Mortgage servicer says prior data breach hit 100,000 more users

Last fall’s massive data breach at Lakeview Loan Servicing was larger than initially discovered, as the servicer revealed it impacted 100,000 more borrowers.

The number of total customers whose personally identifiable information was compromised now sits at 2,638,057 following Lakeview’s disclosure filed with the Office of the Maine Attorney General last week. Lakeview, which claims it is the nation’s fourth-largest servicer, said the additional 100,796 affected users had their PII compromised over the same 41-day incident window between Oct. 27 and Dec. 7.

Lakeview faces a class action lawsuit in the Southern District of Florida U.S. District Court from clients alleging the servicer failed to protect their PII. The suit, combined from 17 individual complaints, includes victims of a large data breach at Pingora Loan Servicing, another subsidiary of Lakeview’s parent company, Florida-based Bayview Asset Management.

A representative for Lakeview and an attorney who filed the Maine notice didn’t respond to requests for comment Monday. A spokesperson for Lakeview previously said the servicer’s operations were not disrupted following the hack.

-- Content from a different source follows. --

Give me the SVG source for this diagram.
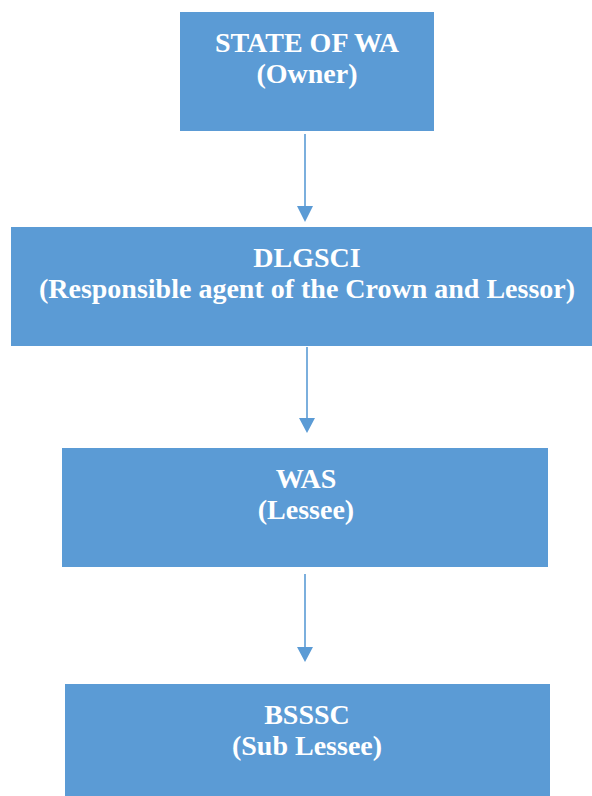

The breach at Pingora involved at least 175,000 customers according to filings with state attorneys general offices in Hawaii, Iowa, Montana, Texas and Washington. Bayview has not disclosed the full scope of the Pingora incident. The parent company is required to respond to the Florida lawsuit by Aug. 1.

The servicers’ data breaches were part of a cluster of cyberattacks at mortgage firms last fall, although it’s unclear if any are connected, as firms remain tight-lipped about the culprits and types of attacks. Earlier this month, mortgage fintech Lower disclosed a December incident impacting nearly 86,000 customers, while Maine Capital Group revealed a December data breach involving 876 users.

Lender American Financial Services found suspicious activity within its servers last December affecting 216,645 users, while Chesterfield, Missouri-based Gershman Investment Corp. revealed a September breach involving the PII of 52,737 customers. 

At least six other bank and nonbank mortgage lenders have disclosed hacks affecting a combined hundreds of thousands of users since the beginning of the year. An Albuquerque, New Mexico-based credit union lender earlier this year said it was investigating claims of responsibility for a data breach by a ransomware gang. Mortgage firms aren’t especially exposed to the threat of ransomware attacks but the incidents can be devastating, as evidenced by the Cloudstar attack last summer.